Screenshot of EDICTOR’s GUI available online at http://lingulist.de/edictor/

6 Future challenges and outlook

This paper introduced the pre-release version of the lexical database exclusively dedicated to a South American language family. TuLeD has already proven its utility in the field of historical linguistics supporting a novel classification of Tupí-Guaraní languages (Ferraz Gerardi and Reichert 2021) based on a subset of the data. The results suggest promising new venues to apply the database, e.g. to provide the much needed data for further research.

Data expansion, specifically the addition of fauna and flora items, goes hand in hand with the refinement of simple cognacy and the assignment of partial cognacy, and requires correction (mainly the unification of the transcription across the sources) on a constant basis.
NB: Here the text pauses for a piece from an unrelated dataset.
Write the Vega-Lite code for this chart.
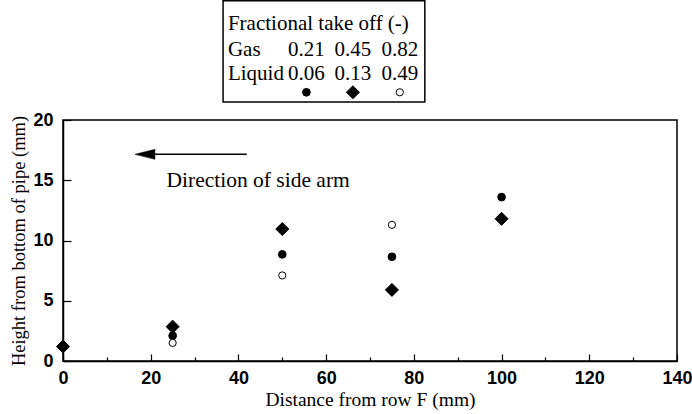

The case of Tupían languages illustrates the need to combine the expertise of the researchers based on insights from multiple disciplines with the evolving computational approaches called for in Wu et al. (2020).

TuLeD is the first available part of TuLaR (Tupían Language Resources), which will include syntactical and typological data. We also plan to expand TuLeD without losing sight of the possibility of integrating it with still evolving (computational) tools.

TuLeD is a project that is being constantly updated and expanded. We expect it to become a benchmark for work on the Tupían family. Meanwhile we face several challenges of varying difficulty, ranging from data correction and improvement of simple and partial cognacy assignment to the inclusion of other relevant features and linking the entries to relevant online databases as described above.